Often, cartilage from the ribcage is used when reconstructing a patient’s nose. However, this procedure is invasive and can lead to health complications. Instead, a nanocellulose hydrogel made from pulped softwood, combined with hyaluronic acid, may be a viable printable material for creating a scaffold for cartilage cells. The patients own cartilage cells can be used to populate the scaffold, essentially growing a new nose structure from scratch. The technique won’t just be limited to nose reconstructions, either. It could also help to recreate other cartilage-based structures, such as the ear.
As with all new medical technologies, the road ahead is long. Prime concerns involve whether the material is properly bio-compatible, particularly where the immune system is concerned. However, the basic idea is one that’s being pursued in earnest by researchers around the world, whether for cosmetic purposes or to grow entire organs. As always, if you’re secretly 3D printing functional gallbladders in your basement, don’t hesitate to drop us a line.
13 thoughts on “3D Printed Artificial Nose Is Totally Vegan”
I want to feed your fingertips to the wolverines
I certainly hope that isn’t the finished nose.
… don’t worry … it’ll eventually grow on you …
Tycho Brahe rejoices!
Unless you’re going to eat it I don’t think it’s vegan.
Except that Veganism isn’t about edibility, it’s about the raw materials and processes not being ethically and morally sourced or carried out. The principal is animals are being taken advantage of without consent (e.g. Milk and Honey) and/or the product impacts their environment (e.g. Palm oil and Orangutans). There are other products like “Vegan” leather made from pineapple leaves or types of succulents.
You have identified the joke
If frequent wood dust exposure is a nasal cancer risk over time, I’m not sure wood pulp for a permanent nose replacement is a fantastic idea at all.

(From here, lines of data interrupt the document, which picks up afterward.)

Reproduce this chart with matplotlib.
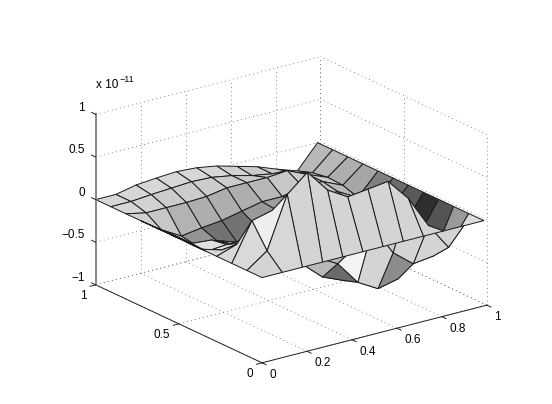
import numpy as np
import matplotlib
matplotlib.use("Agg")
import matplotlib.pyplot as plt

plt.rcParams['font.family'] = ['Liberation Sans', 'DejaVu Sans']

# mesh, values in units of 1e-11, rows go with y, columns with x
x_nodes = np.linspace(0, 0.987, 12)
y_nodes = np.linspace(0, 1, 12)
z_rows = [
    [0, 0, 0, 0, 0, 0, 0, 0, 0, 0, 0, 0],
    [0, .17, .77, .97, .70, .56, .59, .62, .36, -.02, -.335, 0],
    [0, .44, .50, .30, 0, -.24, -.20, 0, -.36, -.55, -.52, 0],
    [0, .08, .13, .10, -.20, -.32, -.45, -.73, -.865, -.81, -.39, 0],
    [0, -.07, -.05, 0, -.30, -.48, -.69, -.79, -.75, -.60, -.35, 0],
    [0, -.17, -.15, -.15, -.35, -.50, -.60, -.60, -.55, -.35, -.25, 0],
    [0, -.16, -.18, -.29, -.40, -.45, -.40, -.30, -.25, -.20, -.22, 0],
    [0, -.16, -.33, -.33, -.41, -.29, -.16, -.10, -.12, -.12, -.25, 0],
    [0, -.165, -.30, -.265, -.24, -.19, -.14, -.14, -.08, -.085, -.19, 0],
    [0, -.05, -.05, -.05, -.04, 0, 0, 0, .02, -.085, -.18, 0],
    [0, 0, .02, .035, .05, .04, 0, -.06, -.10, -.145, -.21, 0],
    [0, 0, .05, .07, .085, .07, .03, -.035, -.10, -.19, -.27, 0],
]
# grey of every face
grey_rows = [
    [.83, .84, .83, .83, .83, .83, .83, .83, .83, .83, .86],
    [.85, .93, .82, .82, .82, .82, .82, .82, .83, .83, .60],
    [.85, .85, .80, .72, .72, .72, .95, .83, .55, .80, .33],
    [.85, .85, .80, .72, .72, .72, .42, .70, .70, .70, .18],
    [.88, .88, .85, .75, .70, .70, .70, .70, .70, .70, .35],
    [.88, .88, .85, .75, .70, .70, .70, .70, .70, .70, .42],
    [.88, .88, .80, .70, .65, .65, .65, .70, .70, .70, .50],
    [.85, .80, .58, .45, .45, .60, .62, .70, .75, .72, .65],
    [.82, .78, .70, .68, .68, .68, .72, .78, .80, .80, .68],
    [.84, .82, .80, .80, .80, .80, .80, .80, .80, .80, .72],
    [.84, .84, .84, .84, .84, .84, .82, .80, .80, .78, .72],
]
x_ticks = [0, 0.2, 0.4, 0.6, 0.8, 1]
y_ticks = [0, 0.5, 1]
z_ticks = [-1, -0.5, 0, 0.5, 1]
x_labels = ['0', '0.2', '0.4', '0.6', '0.8', '1']
y_labels = ['0', '0.5', '1']
z_labels = ['\u22121', '\u22120.5', '0', '0.5', '1']

fig = plt.figure(figsize=(5.52, 4.04), dpi=100)
side = 500
ax = fig.add_axes([34.5 / 552, -62.5 / 404, side / 552, side / 404],
                  projection='3d', computed_zorder=False)
ax.set_proj_type('ortho')
ax.view_init(elev=20.3, azim=-126.5)
ax.set_box_aspect((1, 1, 0.65), zoom=0.845)
ax.set_xlim(0, 1)
ax.set_ylim(0, 1)
ax.set_zlim(-1, 1)
ax.set_xticks([])
ax.set_yticks([])
ax.set_zticks([])
ax.set_axis_off()
for axis in (ax.xaxis, ax.yaxis, ax.zaxis):
    axis.set_visible(False)

# dotted walls and floor
grid_style = dict(color='#666666', linestyle=(0, (1, 4)), linewidth=0.6, zorder=1)
for t in x_ticks:
    ax.plot([t, t], [0, 1], [-1, -1], **grid_style)
    ax.plot([t, t], [1, 1], [-1, 1], **grid_style)
for t in y_ticks:
    ax.plot([0, 1], [t, t], [-1, -1], **grid_style)
    ax.plot([1, 1], [t, t], [-1, 1], **grid_style)
for t in z_ticks:
    ax.plot([0, 1], [1, 1], [t, t], **grid_style)
    ax.plot([1, 1], [0, 1], [t, t], **grid_style)

xx, yy = np.meshgrid(x_nodes, y_nodes)
zz = np.array(z_rows)
face_colors = plt.cm.gray(np.array(grey_rows))
ax.plot_surface(xx, yy, zz, rstride=1, cstride=1, facecolors=face_colors, shade=False,
                edgecolor='#1a1a1a', linewidth=0.7, antialiased=True, zorder=2)

# axis lines, ticks and labels
line_style = dict(color='#222222', linewidth=0.7, zorder=3)
ax.plot([0, 1], [0, 0], [-1, -1], **line_style)
ax.plot([0, 0], [0, 1], [-1, -1], **line_style)
ax.plot([0, 0], [1, 1], [-1, 1], color='#888888', linewidth=1.4, zorder=3)
tick_len = 0.025
for t, label in zip(x_ticks, x_labels):
    ax.plot([t, t], [0, -tick_len], [-1, -1], **line_style)
    ax.text(t, -0.045, -1.10, label, ha='left', va='center', fontsize=8.5)
for t, label in zip(y_ticks, y_labels):
    ax.plot([0, -tick_len], [t, t], [-1, -1], **line_style)
    ax.text(-0.04, t, -1.105, label, ha='right', va='center', fontsize=8.5)
for t, label in zip(z_ticks, z_labels):
    ax.plot([0, 0], [1, 1 + tick_len], [t, t], **line_style)
    ax.text(0, 1.065, t + 0.02, label, ha='right', va='center', fontsize=8.5)

fig.text(96 / 552, 1 - 88 / 404, 'x 10', ha='left', va='baseline', fontsize=8.5)
fig.text(119.5 / 552, 1 - 82 / 404, '\u221211', ha='left', va='baseline', fontsize=6.5)

fig.savefig('out.png', dpi=100)
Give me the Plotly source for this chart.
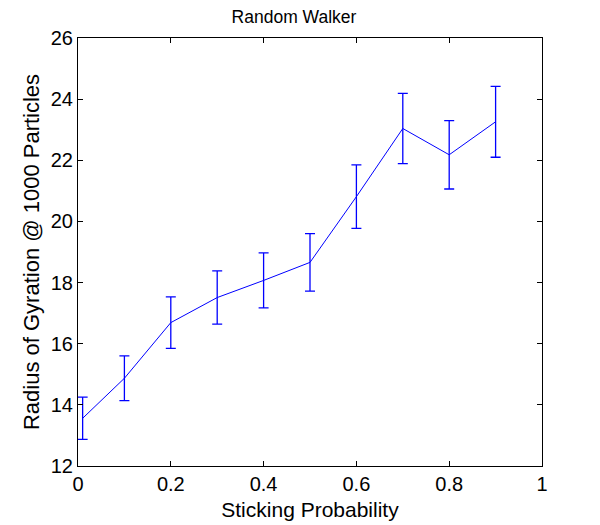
import plotly.graph_objects as go

sticking_prob = [0.01, 0.1, 0.2, 0.3, 0.4, 0.5, 0.6, 0.7, 0.8, 0.9]
radius_gyration = [13.56, 14.87, 16.69, 17.51, 18.07, 18.66, 20.81, 23.04, 22.18, 23.26]
error_values = [0.69, 0.73, 0.84, 0.87, 0.90, 0.94, 1.04, 1.15, 1.12, 1.16]

x_ticks = [0, 0.2, 0.4, 0.6, 0.8, 1]
x_tick_labels = ["0", "0.2", "0.4", "0.6", "0.8", "1"]
y_ticks = [12, 14, 16, 18, 20, 22, 24, 26]

font_family = "Liberation Sans, Arial, Helvetica, sans-serif"

fig = go.Figure()
fig.add_trace(go.Scatter(
    x=sticking_prob,
    y=radius_gyration,
    mode="lines",
    line=dict(color="#0000ff", width=1),
    error_y=dict(type="data", array=error_values, visible=True,
                 color="#0000ff", thickness=1.3, width=5),
    showlegend=False,
))

# page body has an 8px margin, so the figure is offset by 8px right and down
fig.update_layout(
    width=600, height=525,
    paper_bgcolor="white", plot_bgcolor="white",
    margin=dict(l=70, r=66, t=30, b=67, autoexpand=False),
    font=dict(family=font_family, color="black"),
    title=dict(text="Random Walker", x=(294 - 8) / 600, xanchor="center", xref="container",
               yref="container", y=1 - 3/525, yanchor="top", pad=dict(t=0, b=0),
               font=dict(size=17.5, family=font_family, color="black")),
    xaxis=dict(range=[0, 1], tickvals=x_ticks, ticktext=x_tick_labels,
               ticks="inside", ticklen=5, tickcolor="black", tickwidth=1,
               showline=True, linecolor="black", linewidth=1, mirror="ticks",
               showgrid=False, zeroline=False, automargin=False,
               tickfont=dict(size=20),
               title=dict(text="Sticking Probability", font=dict(size=21), standoff=8)),
    yaxis=dict(range=[12, 26], tickvals=y_ticks,
               ticks="inside", ticklen=5, tickcolor="black", tickwidth=1,
               showline=True, linecolor="black", linewidth=1, mirror="ticks",
               showgrid=False, zeroline=False, automargin=False,
               tickfont=dict(size=20),
               title=dict(text="Radius of Gyration @ 1000 Particles", font=dict(size=22), standoff=5)),
)

fig.write_html("out.html")
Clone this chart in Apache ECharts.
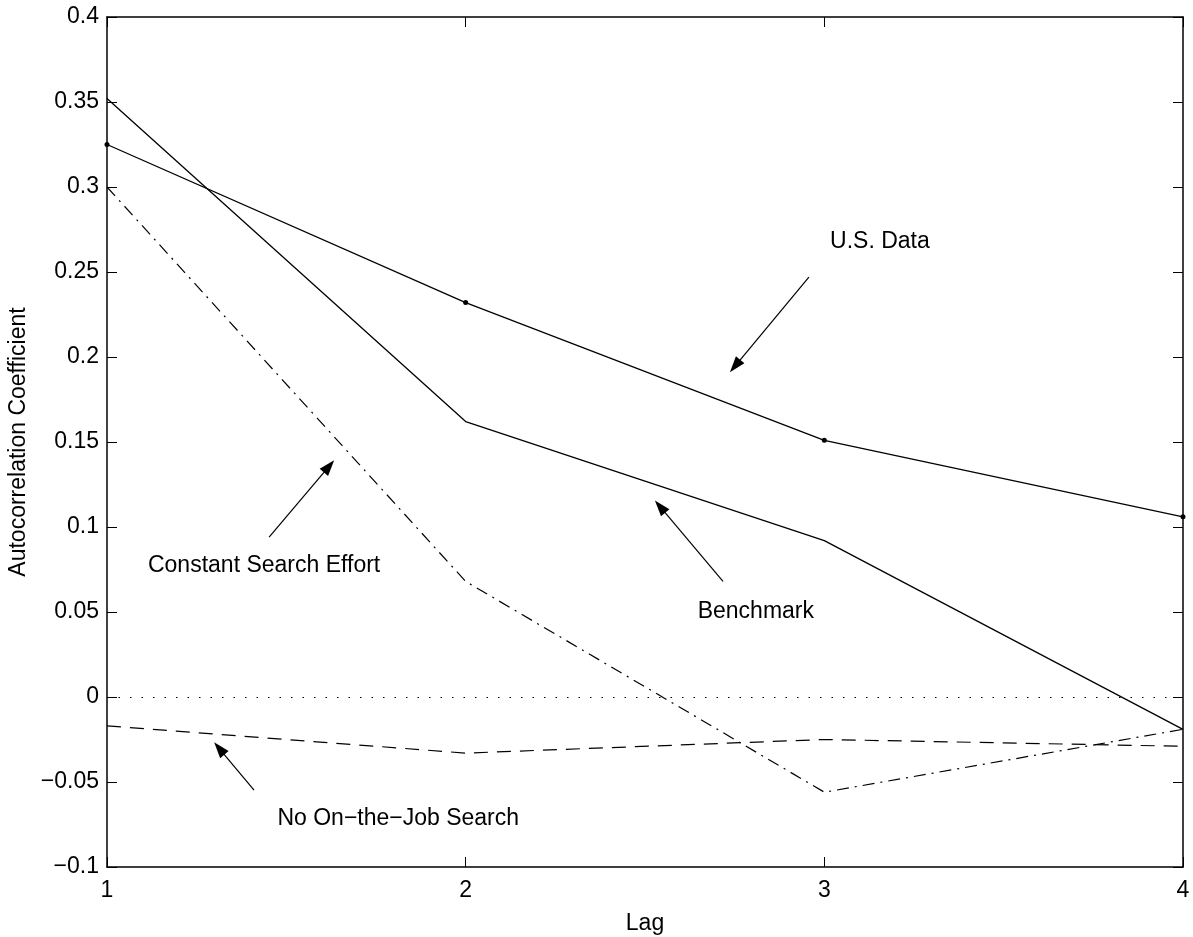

I think wood dust would be a cancer risk because it gets in your lungs and causes inflammation there. A nose made of wood pulp-derived cellulose wouldn’t have this sort of problem unless it crumbles slowly into a powder.
Please “correct me if I’m wrong” but wouldnt this also be able to be used as a way to help people that have joint problems such as arthritis, labrum tears, and other such issues; as a way of replacing damaged or “insufficient” “lubricative” components?
I’m no doctor but, if there aren’t different types of cartilage, then that sounds like it should work. Any medical type dudes out there can give us an answer?
Joint cartilage is different than ear cartilage. There are a few different types actually. Another one is in connective tissue like ligaments and stuff, yet another in blood vessels that gives them their elasticity. I do t remember how many kinds there really are but it’s low, maybe 6? I don’t deal with it anymore.
Is human meat vegan? If you consent for it? Cuz this stuff has human derived cells. I don’t see a fundament difference between harvesting cartilage for direct use as a homograft and harvesting same cells to grow in cultures to populate the scaffold. From a vegan standpoint but I admit I’m way out of my knowledge base on this.